» CHALLENGE: Leave out the pictures and repeat exactly the lines between the one containing "What React, TypeScript" and the one containing "Chart.register(...registerables);", inclusive.

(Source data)
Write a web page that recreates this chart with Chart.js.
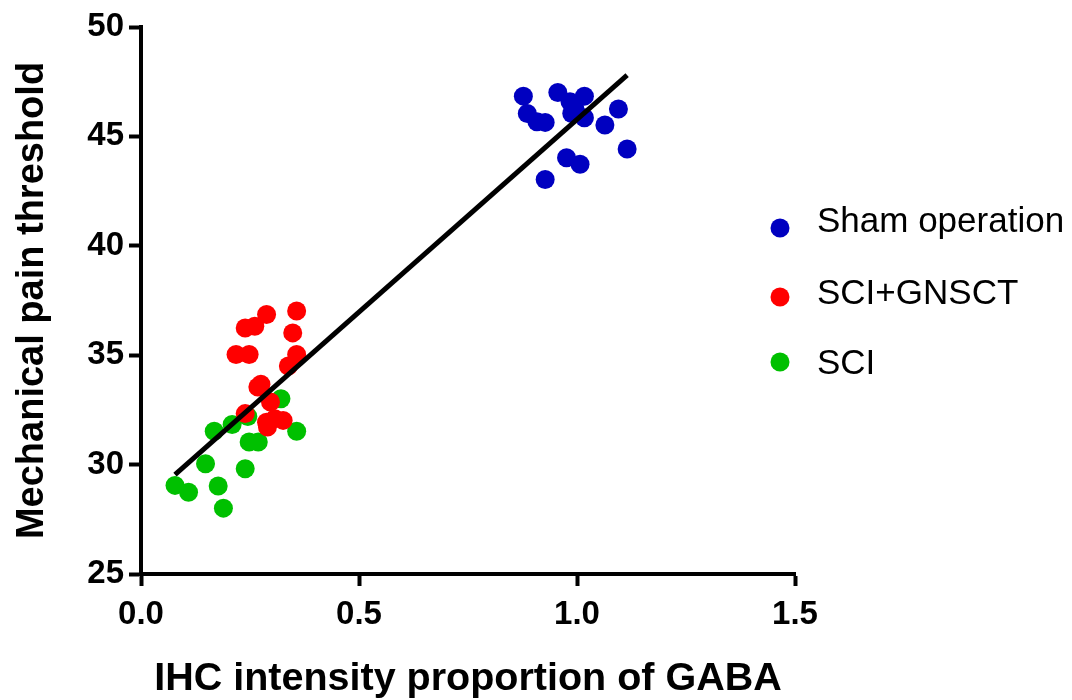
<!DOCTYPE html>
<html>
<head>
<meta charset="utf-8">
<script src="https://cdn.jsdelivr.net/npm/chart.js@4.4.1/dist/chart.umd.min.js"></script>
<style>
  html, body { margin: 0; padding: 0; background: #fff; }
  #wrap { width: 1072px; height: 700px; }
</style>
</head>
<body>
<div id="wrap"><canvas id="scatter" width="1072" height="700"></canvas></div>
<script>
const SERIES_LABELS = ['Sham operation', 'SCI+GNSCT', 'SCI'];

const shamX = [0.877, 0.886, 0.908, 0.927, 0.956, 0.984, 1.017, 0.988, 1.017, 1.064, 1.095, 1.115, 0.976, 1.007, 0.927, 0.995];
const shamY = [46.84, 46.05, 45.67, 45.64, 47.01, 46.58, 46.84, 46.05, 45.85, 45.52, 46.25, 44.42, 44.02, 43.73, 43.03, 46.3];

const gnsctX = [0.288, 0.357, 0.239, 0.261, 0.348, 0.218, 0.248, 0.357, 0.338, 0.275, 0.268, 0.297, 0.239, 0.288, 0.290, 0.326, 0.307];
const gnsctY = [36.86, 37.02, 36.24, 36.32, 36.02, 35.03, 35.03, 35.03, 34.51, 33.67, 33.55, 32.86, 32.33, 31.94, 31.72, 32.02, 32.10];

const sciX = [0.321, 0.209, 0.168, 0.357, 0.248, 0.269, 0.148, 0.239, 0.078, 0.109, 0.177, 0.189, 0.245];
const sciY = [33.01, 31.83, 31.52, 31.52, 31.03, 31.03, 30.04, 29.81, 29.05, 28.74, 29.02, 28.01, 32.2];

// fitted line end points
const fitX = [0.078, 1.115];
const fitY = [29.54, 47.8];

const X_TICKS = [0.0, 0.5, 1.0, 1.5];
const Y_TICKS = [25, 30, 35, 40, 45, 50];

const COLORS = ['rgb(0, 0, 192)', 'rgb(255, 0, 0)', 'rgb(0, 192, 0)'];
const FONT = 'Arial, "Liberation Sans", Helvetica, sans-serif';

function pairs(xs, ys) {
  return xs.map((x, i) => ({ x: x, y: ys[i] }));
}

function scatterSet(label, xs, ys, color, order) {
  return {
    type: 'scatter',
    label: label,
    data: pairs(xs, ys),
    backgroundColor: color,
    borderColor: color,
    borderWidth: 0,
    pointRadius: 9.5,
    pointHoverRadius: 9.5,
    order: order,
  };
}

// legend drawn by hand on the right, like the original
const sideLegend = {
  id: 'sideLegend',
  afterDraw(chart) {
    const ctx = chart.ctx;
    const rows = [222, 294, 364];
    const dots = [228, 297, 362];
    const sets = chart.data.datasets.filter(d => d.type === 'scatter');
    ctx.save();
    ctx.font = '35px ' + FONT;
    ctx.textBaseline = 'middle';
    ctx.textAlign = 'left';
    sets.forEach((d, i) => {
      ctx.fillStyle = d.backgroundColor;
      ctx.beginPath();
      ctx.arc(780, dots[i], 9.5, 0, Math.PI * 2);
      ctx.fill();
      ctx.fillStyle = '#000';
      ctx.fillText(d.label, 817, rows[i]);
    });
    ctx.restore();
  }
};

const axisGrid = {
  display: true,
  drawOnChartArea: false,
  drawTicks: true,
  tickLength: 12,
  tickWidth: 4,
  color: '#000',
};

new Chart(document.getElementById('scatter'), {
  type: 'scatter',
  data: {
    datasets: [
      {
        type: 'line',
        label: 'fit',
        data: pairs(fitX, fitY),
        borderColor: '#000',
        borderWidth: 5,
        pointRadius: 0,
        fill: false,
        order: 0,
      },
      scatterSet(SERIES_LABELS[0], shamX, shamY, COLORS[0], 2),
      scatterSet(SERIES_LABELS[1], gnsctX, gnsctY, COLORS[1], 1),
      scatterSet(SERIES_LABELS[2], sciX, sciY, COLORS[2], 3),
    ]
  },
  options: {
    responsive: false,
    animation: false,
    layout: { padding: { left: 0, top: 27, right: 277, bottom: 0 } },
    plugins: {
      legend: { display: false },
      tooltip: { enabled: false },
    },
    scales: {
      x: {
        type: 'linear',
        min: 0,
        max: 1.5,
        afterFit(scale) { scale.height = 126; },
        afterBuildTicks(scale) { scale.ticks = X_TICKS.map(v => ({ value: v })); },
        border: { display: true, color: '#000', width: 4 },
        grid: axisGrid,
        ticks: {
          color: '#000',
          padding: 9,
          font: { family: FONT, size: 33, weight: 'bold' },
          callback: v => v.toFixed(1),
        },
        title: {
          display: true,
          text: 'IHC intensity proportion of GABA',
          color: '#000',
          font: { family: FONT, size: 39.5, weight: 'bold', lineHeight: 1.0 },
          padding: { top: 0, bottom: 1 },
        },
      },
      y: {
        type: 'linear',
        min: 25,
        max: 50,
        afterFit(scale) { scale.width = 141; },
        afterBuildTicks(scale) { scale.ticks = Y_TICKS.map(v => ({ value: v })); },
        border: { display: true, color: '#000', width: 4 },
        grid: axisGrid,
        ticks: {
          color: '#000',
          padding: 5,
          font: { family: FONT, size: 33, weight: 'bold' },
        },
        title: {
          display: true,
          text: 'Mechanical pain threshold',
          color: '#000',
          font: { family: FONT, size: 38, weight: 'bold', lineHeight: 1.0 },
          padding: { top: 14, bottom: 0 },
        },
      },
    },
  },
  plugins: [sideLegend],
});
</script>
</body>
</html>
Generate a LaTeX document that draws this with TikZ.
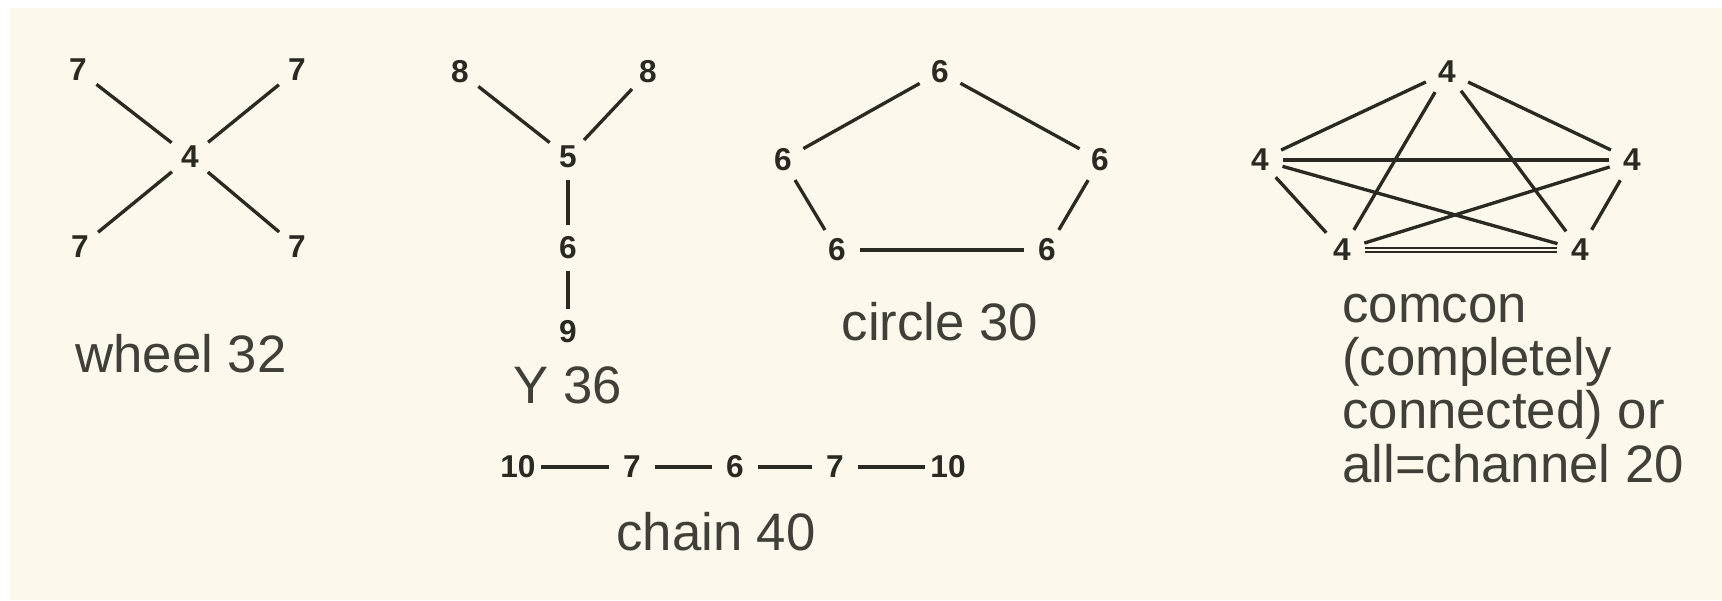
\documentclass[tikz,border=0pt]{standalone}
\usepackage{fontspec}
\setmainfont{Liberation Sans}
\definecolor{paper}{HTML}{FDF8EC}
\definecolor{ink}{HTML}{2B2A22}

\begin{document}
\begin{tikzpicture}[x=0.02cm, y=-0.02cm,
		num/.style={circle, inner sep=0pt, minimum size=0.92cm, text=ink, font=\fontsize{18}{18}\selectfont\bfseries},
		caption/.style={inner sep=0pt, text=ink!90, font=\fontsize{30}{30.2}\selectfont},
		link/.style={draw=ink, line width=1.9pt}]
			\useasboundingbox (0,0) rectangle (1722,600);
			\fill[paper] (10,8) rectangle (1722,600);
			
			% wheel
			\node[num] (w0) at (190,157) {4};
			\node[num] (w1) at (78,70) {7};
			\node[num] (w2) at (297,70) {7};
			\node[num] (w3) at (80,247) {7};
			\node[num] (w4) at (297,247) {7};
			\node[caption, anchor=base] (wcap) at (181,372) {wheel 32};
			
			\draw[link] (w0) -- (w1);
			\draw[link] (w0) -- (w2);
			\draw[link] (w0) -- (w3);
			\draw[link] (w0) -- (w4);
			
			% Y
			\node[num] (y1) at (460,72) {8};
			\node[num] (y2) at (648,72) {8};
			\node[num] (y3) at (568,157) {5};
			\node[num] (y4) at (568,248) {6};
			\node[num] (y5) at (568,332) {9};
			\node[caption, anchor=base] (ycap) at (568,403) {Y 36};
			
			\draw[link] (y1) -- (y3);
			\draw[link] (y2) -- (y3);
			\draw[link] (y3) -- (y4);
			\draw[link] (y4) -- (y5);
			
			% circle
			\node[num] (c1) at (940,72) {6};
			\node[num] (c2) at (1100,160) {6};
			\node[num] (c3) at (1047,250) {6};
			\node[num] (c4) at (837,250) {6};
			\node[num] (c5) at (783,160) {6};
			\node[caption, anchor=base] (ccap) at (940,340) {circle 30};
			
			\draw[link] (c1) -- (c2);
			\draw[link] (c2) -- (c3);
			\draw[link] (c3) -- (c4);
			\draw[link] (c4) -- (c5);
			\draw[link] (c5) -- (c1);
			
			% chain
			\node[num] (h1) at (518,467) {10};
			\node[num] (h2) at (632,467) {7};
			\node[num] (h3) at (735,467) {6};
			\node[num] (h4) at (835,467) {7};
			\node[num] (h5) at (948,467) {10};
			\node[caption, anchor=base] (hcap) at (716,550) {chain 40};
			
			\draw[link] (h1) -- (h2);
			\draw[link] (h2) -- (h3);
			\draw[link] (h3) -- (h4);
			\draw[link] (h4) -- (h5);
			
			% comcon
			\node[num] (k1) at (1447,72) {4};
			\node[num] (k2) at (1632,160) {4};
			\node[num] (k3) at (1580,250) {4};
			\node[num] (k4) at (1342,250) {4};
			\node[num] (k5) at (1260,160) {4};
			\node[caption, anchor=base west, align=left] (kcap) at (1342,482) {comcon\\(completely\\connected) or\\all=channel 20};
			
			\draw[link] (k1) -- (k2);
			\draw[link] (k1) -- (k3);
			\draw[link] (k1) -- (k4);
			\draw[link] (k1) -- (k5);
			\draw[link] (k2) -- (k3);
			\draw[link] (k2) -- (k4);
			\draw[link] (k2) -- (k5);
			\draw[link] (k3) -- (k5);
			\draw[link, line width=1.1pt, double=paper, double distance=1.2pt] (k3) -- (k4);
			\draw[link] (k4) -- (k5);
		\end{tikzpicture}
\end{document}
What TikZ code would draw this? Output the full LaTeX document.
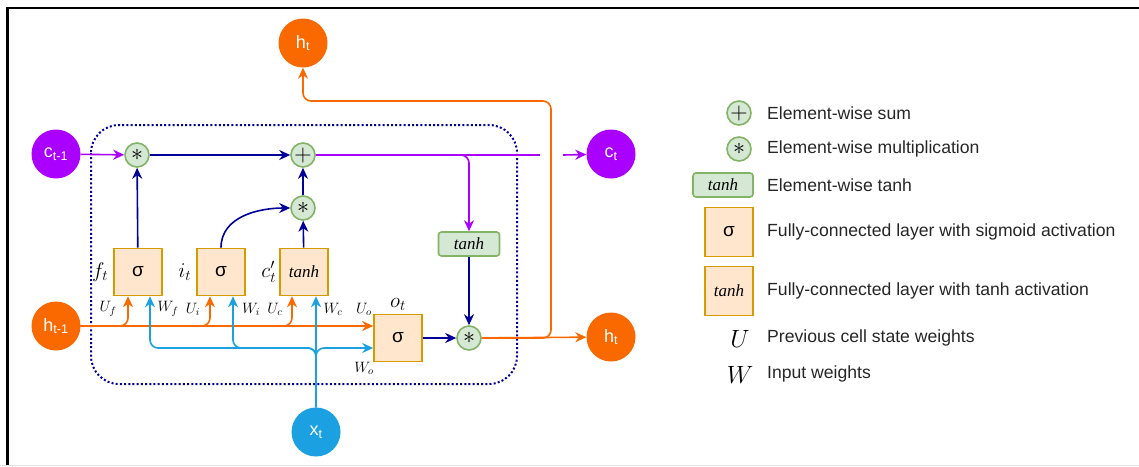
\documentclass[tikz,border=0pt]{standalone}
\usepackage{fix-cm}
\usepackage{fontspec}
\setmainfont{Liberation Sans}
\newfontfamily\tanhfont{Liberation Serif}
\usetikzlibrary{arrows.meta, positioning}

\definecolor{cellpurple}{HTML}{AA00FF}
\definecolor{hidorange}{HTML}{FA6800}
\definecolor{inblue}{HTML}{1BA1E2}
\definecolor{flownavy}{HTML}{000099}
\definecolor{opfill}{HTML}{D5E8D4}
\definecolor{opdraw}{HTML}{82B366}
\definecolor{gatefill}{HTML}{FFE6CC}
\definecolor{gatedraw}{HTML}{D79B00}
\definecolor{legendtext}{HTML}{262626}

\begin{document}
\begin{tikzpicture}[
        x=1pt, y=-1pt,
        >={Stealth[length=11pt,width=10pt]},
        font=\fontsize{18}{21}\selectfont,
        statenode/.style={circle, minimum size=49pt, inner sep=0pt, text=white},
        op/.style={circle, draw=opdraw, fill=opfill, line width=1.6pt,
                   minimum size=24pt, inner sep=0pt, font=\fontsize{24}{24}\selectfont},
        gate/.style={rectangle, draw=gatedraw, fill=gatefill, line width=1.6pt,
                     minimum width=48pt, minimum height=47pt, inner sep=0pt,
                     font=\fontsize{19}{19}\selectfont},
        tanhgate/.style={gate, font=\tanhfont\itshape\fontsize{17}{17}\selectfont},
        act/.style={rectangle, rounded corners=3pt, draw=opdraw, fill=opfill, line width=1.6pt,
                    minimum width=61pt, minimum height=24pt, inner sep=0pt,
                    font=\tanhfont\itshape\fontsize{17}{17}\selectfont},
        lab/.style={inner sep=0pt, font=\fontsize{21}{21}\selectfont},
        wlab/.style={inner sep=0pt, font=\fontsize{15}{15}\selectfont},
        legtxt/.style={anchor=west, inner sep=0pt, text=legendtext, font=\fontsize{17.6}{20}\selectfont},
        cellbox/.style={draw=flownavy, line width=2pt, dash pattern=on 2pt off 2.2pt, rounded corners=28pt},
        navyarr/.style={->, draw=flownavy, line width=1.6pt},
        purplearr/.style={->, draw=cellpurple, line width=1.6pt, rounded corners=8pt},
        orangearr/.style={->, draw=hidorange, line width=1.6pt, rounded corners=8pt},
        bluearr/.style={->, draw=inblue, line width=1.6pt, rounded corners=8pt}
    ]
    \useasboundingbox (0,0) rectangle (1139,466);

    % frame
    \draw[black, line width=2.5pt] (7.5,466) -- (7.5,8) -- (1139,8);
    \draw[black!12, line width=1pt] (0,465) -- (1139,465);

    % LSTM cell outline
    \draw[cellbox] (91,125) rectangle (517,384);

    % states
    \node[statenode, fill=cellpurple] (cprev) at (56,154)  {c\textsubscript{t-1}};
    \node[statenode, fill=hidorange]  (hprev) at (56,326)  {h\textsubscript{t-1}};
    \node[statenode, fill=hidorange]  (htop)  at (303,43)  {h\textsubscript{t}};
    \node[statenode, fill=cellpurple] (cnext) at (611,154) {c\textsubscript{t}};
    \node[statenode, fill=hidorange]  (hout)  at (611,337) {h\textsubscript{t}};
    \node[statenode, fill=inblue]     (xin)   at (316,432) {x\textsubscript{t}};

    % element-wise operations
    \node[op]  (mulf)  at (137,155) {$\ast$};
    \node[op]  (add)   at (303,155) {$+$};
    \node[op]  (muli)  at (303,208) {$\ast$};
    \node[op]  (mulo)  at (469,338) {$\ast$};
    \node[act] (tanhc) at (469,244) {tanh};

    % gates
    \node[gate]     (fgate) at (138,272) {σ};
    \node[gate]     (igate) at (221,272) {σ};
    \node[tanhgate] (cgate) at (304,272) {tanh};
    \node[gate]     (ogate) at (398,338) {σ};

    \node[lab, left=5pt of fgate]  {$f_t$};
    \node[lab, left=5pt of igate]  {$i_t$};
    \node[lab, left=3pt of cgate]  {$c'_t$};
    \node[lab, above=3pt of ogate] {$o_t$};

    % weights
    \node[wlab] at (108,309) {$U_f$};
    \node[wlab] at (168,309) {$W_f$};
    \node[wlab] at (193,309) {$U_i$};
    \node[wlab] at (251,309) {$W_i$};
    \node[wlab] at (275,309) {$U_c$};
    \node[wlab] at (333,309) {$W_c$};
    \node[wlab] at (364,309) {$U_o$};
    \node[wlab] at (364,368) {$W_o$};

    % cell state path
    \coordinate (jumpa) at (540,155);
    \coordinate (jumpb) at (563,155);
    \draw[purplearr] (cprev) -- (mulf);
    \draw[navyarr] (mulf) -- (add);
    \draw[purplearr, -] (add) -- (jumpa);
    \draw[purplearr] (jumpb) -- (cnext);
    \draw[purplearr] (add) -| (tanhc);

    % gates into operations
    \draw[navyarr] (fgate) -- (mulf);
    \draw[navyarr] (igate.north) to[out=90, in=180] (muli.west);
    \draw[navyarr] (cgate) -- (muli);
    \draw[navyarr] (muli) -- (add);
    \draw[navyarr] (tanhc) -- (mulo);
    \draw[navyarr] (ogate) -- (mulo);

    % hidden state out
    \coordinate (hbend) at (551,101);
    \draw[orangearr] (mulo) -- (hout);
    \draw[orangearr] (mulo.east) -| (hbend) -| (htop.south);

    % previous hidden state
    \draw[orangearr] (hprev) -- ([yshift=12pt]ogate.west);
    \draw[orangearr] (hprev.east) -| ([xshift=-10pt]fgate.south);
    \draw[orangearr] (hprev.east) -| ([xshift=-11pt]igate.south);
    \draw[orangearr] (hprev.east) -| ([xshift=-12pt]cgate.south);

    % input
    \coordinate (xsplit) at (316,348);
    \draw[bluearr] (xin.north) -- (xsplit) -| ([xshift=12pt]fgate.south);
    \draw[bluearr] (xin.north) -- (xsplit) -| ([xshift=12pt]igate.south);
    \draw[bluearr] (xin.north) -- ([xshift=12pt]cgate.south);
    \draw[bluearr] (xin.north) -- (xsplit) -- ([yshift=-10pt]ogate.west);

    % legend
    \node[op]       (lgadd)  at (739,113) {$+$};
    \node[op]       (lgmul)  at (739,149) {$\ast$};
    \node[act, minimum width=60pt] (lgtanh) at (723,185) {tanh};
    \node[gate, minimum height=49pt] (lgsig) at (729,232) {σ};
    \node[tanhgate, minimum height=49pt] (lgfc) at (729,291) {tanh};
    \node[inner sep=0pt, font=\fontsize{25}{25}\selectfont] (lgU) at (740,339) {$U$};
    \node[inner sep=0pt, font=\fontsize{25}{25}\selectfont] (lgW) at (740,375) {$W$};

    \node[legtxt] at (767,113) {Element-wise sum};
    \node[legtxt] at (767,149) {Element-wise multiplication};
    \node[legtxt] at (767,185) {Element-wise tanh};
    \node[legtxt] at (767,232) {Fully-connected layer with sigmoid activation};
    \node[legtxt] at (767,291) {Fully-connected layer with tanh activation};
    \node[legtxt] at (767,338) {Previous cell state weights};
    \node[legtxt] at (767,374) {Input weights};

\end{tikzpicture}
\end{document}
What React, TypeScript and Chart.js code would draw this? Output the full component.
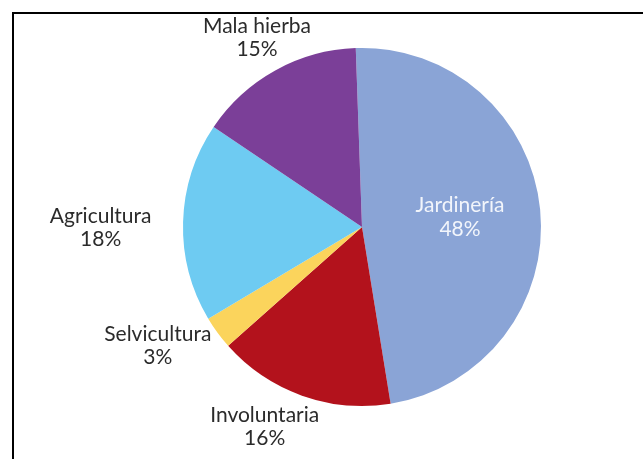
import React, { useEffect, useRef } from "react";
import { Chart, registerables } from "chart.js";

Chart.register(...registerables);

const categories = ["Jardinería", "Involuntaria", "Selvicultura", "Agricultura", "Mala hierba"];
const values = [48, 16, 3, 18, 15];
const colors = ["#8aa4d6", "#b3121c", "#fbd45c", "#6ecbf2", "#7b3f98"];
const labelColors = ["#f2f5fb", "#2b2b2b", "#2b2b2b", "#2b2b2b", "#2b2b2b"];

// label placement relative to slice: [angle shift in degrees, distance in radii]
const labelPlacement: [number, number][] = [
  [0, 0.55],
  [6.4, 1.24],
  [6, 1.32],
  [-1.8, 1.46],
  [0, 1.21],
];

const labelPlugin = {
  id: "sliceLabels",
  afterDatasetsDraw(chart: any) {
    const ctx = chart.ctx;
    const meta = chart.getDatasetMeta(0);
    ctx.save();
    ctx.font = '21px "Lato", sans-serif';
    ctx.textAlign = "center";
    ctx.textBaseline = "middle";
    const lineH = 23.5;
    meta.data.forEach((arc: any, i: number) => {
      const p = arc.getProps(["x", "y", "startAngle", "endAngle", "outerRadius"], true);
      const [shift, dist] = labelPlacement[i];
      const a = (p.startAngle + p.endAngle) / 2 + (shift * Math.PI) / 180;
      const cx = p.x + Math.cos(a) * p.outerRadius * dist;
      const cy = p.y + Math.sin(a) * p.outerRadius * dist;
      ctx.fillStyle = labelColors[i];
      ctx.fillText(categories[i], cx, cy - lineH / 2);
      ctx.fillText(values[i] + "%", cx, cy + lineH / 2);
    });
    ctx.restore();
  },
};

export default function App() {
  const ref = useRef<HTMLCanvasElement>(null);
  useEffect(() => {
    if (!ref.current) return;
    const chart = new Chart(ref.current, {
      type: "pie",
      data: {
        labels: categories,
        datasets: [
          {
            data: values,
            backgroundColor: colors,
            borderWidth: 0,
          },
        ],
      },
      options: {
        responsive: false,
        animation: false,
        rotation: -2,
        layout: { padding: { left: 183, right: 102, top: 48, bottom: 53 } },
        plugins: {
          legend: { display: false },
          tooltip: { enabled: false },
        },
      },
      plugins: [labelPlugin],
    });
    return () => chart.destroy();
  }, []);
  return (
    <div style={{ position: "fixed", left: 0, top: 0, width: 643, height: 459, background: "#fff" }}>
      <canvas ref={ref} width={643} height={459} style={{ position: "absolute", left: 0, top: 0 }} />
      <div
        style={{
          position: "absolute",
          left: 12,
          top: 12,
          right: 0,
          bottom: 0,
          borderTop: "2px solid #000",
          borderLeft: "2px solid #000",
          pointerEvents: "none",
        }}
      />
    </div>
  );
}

» THE REPLY:
What React, TypeScript and Chart.js code would draw this? Output the full component.
import React, { useEffect, useRef } from "react";
import { Chart, registerables } from "chart.js";

Chart.register(...registerables);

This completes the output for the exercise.